The gorgeous ‘Can’t Cry These Tears’ might have had a simple beginning, but the sweep of finished product is anything but basic.

“We wanted to try and write a Phil Spector song,” Vig says. “I got a box set a couple of years ago by Phil Spector and as I started going back and listening to it, it just blew my mind that he created this sonic universe.”

Is Vig driven to continually attempt to break musical barriers, as his background suggests?

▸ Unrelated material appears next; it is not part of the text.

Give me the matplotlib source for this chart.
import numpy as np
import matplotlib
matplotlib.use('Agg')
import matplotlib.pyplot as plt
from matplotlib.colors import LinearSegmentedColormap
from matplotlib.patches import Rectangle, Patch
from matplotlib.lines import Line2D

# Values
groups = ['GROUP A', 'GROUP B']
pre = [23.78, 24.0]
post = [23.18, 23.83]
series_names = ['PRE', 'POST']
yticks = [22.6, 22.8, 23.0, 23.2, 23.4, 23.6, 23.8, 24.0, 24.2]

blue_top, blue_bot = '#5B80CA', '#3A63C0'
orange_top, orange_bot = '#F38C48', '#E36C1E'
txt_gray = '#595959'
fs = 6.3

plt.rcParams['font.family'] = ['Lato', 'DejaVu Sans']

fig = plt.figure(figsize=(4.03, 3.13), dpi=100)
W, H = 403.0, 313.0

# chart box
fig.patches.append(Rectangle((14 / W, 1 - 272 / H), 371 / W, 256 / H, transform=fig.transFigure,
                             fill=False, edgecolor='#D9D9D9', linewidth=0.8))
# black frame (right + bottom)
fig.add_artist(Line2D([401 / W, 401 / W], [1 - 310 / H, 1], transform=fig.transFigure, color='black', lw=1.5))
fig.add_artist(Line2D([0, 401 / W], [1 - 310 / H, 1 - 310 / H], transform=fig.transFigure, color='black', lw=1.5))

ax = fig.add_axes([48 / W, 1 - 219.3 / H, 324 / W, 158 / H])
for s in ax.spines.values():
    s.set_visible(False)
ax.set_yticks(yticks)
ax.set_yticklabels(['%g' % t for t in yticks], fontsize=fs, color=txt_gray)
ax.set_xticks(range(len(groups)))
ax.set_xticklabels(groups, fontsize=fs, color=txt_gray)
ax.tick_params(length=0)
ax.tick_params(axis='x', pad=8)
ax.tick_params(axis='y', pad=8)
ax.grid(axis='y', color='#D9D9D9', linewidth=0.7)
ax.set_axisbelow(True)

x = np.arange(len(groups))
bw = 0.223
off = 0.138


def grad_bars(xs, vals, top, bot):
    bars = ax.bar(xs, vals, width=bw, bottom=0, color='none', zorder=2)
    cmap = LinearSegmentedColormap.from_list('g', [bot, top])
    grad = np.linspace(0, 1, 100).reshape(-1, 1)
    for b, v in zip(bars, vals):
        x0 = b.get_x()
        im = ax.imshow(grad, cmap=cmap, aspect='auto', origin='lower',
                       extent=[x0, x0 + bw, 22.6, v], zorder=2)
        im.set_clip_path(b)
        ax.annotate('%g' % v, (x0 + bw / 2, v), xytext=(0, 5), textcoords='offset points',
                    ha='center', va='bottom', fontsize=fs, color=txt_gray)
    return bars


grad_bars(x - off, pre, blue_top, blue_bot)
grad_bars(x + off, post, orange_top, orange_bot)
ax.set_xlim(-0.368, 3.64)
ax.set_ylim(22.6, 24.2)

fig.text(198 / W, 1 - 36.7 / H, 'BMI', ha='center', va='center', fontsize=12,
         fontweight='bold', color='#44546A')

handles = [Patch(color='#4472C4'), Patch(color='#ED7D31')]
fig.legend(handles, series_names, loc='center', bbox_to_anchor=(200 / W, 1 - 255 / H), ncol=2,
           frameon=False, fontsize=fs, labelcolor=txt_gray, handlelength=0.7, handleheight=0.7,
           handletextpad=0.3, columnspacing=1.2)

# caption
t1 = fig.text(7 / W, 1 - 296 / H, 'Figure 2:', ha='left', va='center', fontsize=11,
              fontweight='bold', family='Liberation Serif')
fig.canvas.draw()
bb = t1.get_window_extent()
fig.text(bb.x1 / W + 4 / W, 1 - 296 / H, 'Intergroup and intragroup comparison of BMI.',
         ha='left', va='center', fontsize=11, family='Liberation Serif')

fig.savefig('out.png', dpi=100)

“I know on the first record I felt like I had everything to lose because no-one really knew Duke or Shirley or Steve. They had worked as producers and Shirley had been in a band, but they were way under the radar. I felt like ‘If this band fails I’m going to be the one who goes down with it’ so I was unbelievably obsessive working on that first record. I felt some pressure making [Version 2.0] but not as much. People would tell me we put that on as a reference while we’re mixing just sonically or to show how you can take songs and you can challenge the listener with what you’re doing with an arrangement.

“We gave that up or I gave some of that up on this record. I didn’t feel that kind of pressure. We did try to stretch the songs arrangement-wise and try a lot of new different things. This is the most diverse record that we’ve done. ‘Silence is Golden’ doesn’t sound anything like ‘Cherry Lips’ and ‘Cherry Lips’ doesn’t sound anything like ‘Cup of Coffee’ and I don’t think there are many bands that could do that or would want to do that.”

The 2021 release of Beautiful Garbage has been remastered from the original recordings. The album will be released across deluxe 3LP (with stickers, a poster and a setlist), white double vinyl, black double vinyl, deluxe 3CD, and deluxe digital formats. The deluxe packages include b-sides, demos, and remixes.